Perhaps he was stating the obvious as he was protected in his own sonic cocoon of three (3!!!) full Marshall stacks behind him and a Fender Twin Reverb amp facing him at ear level. The trio relied on power as much as songcraft and melody.
Likewise, bassist Lou Barlow used a pair of amplifiers. It’s not unusual to hear a tinnitus sufferer recalling the group back in the days of playing clubs like Papagaio’s, but certainly this evening’s volume was well managed by the sound engineers.
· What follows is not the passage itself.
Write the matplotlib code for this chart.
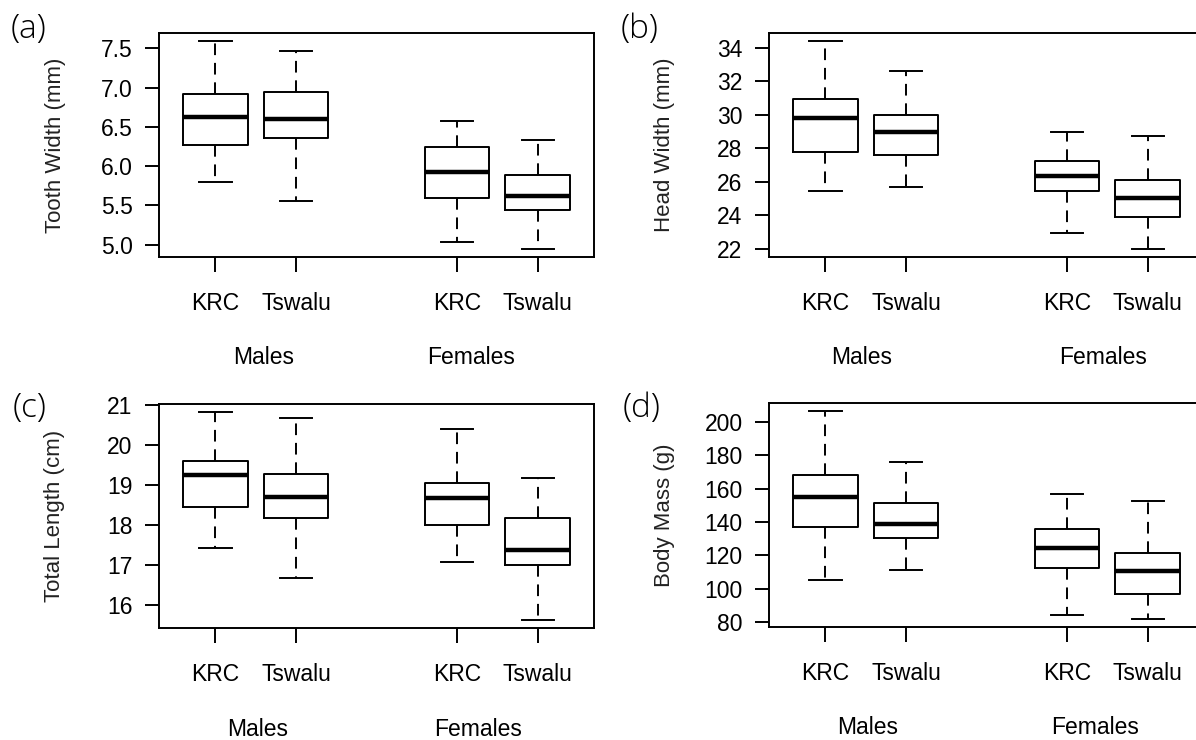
import matplotlib.pyplot as plt
import matplotlib.transforms as mtransforms

# groups in order: Males KRC, Males Tswalu, Females KRC, Females Tswalu
# each row: [lower whisker, Q1, median, Q3, upper whisker]
tick_labels = ["KRC", "Tswalu", "KRC", "Tswalu"]
sex_labels = ["Males", "Females"]

tooth_width = [[5.80, 6.27, 6.63, 6.92, 7.59],
               [5.56, 6.36, 6.60, 6.94, 7.47],
               [5.04, 5.60, 5.92, 6.25, 6.58],
               [4.95, 5.44, 5.62, 5.89, 6.34]]
head_width = [[25.47, 27.78, 29.81, 30.93, 34.40],
              [25.69, 27.58, 28.96, 29.99, 32.62],
              [22.96, 25.47, 26.33, 27.24, 28.96],
              [22.00, 23.89, 25.05, 26.09, 28.74]]
total_length = [[17.43, 18.44, 19.24, 19.59, 20.82],
                [16.67, 18.18, 18.70, 19.27, 20.68],
                [17.07, 18.00, 18.66, 19.04, 20.41],
                [15.62, 16.99, 17.38, 18.18, 19.18]]
body_mass = [[105.3, 136.8, 154.8, 168.3, 206.2],
             [111.5, 130.4, 138.8, 151.6, 175.7],
             [84.2, 112.7, 124.3, 135.6, 156.5],
             [82.2, 96.7, 110.5, 121.3, 152.6]]

ylabels = ["Tooth Width (mm)", "Head Width (mm)", "Total Length (cm)", "Body Mass (g)"]
yticks = [[5.0, 5.5, 6.0, 6.5, 7.0, 7.5],
          [22, 24, 26, 28, 30, 32, 34],
          [16, 17, 18, 19, 20, 21],
          [80, 100, 120, 140, 160, 180, 200]]
ytick_fmt = ["{:.1f}", "{:d}", "{:d}", "{:d}"]
panel_tags = ["(a)", "(b)", "(c)", "(d)"]

positions = [1, 2, 4, 5]

W, H = 1196, 740
fig = plt.figure(figsize=(W / 100, H / 100), dpi=100)

frames = [(159, 33), (769, 33), (159, 404), (769, 403)]
fw, fh = 435, 224
tag_xy = [(29, 29), (640, 29), (30, 408), (642, 408)]
sex_x = [[1.60, 4.17], [1.45, 4.45], [1.53, 4.26], [1.53, 4.35]]
ylab_off = [93, 94, 94, 94]

font = "Liberation Sans"
lw = 1.4

for i, data in enumerate([tooth_width, head_width, total_length, body_mass]):
    left, top = frames[i]
    ax = fig.add_axes([left / W, (H - top - fh) / H, fw / W, fh / H])
    stats = [dict(whislo=d[0], q1=d[1], med=d[2], q3=d[3], whishi=d[4], fliers=[])
             for d in data]
    ax.bxp(stats, positions=positions, widths=0.8, capwidths=0.4,
           showfliers=False, patch_artist=False,
           boxprops=dict(color="black", linewidth=lw),
           medianprops=dict(color="black", linewidth=3.2, solid_capstyle="butt"),
           whiskerprops=dict(color="black", linewidth=lw, linestyle=(0, (6, 4))),
           capprops=dict(color="black", linewidth=lw))

    lo = min(d[0] for d in data)
    hi = max(d[4] for d in data)
    pad = 0.04 * (hi - lo)
    ax.set_ylim(lo - pad, hi + pad)
    ax.set_xlim(0.3, 5.7)

    ax.set_yticks(yticks[i])
    ax.set_yticklabels([ytick_fmt[i].format(v) for v in yticks[i]])
    ax.set_xticks(positions)
    ax.set_xticklabels(tick_labels)
    ax.tick_params(axis="y", length=10, width=lw, pad=9, labelsize=16.5)
    ax.tick_params(axis="x", length=11, width=lw, pad=14, labelsize=16.5)
    for lab in ax.get_xticklabels() + ax.get_yticklabels():
        lab.set_fontfamily(font)

    for sp in ax.spines.values():
        sp.set_linewidth(lw)

    ax.set_ylabel(ylabels[i], fontsize=16, fontfamily=font, color="#222222")
    ax.yaxis.set_label_coords(-ylab_off[i] / fw, 0.5)

    trans = mtransforms.blended_transform_factory(ax.transData, ax.transAxes)
    for xs, name in zip(sex_x[i], sex_labels):
        ax.text(xs, -101 / fh, name, transform=trans, ha="center", va="center",
                fontsize=16.5, fontfamily=font, clip_on=False)

    tx, ty = tag_xy[i]
    fig.text(tx / W, 1 - ty / H, panel_tags[i], ha="center", va="center",
             fontsize=24, fontfamily="Open Sans", fontweight="light", color="black")

fig.savefig("out.png", dpi=100)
Visually, Mascis and Barlow’s yin and yang presence onstage was as intriguing as the music with Barlow’s animated lurching and bouncing around the perfect complement to Mascis’ desultory conservation of energy. Between them drummer Murph proved to be the through-line, the engine room that propelled all motion forward.
Mascis and Barlow had a falling out that led to the bassist leaving the band and he returned in 2005. Thursday’s set drew from Dinosaur Jr.’s entire history. Barlow unearthed “Training Ground,” the song about not going to college he and Mascis played in pre-Dinosaur Jr. hardcore band Deep Wound.
Lou Barlow performs at URSA, Friday, 6 p.m.
Dinosaur Jr.’s calling card has always been how catchy melodies emerge from a tsunami of harmonic overtones. Like their spiritual forefathers Blue Cheer, the trio’s layers have dared the casual listener to judge a book by its cover. Case in point, their unlikely hit, a version of the Cure’s “Just Like Heaven.” The lesson here is that a good song is a good song, even if it is nearly turned inside out.
Toward the end of the set during a long jam, the group offhandedly connected the dots in terms of cosmic lineage. Barlow’s manic bass chording somehow recalled the musical importance of Rick Danko’s playing with The Band. Mascis’ hillbilly-Neil Young twang, on paper at least, should be out of place, but remains as appropriate as fellow Jazzmaster wrangler Tom Verlaine’s vocal stylings.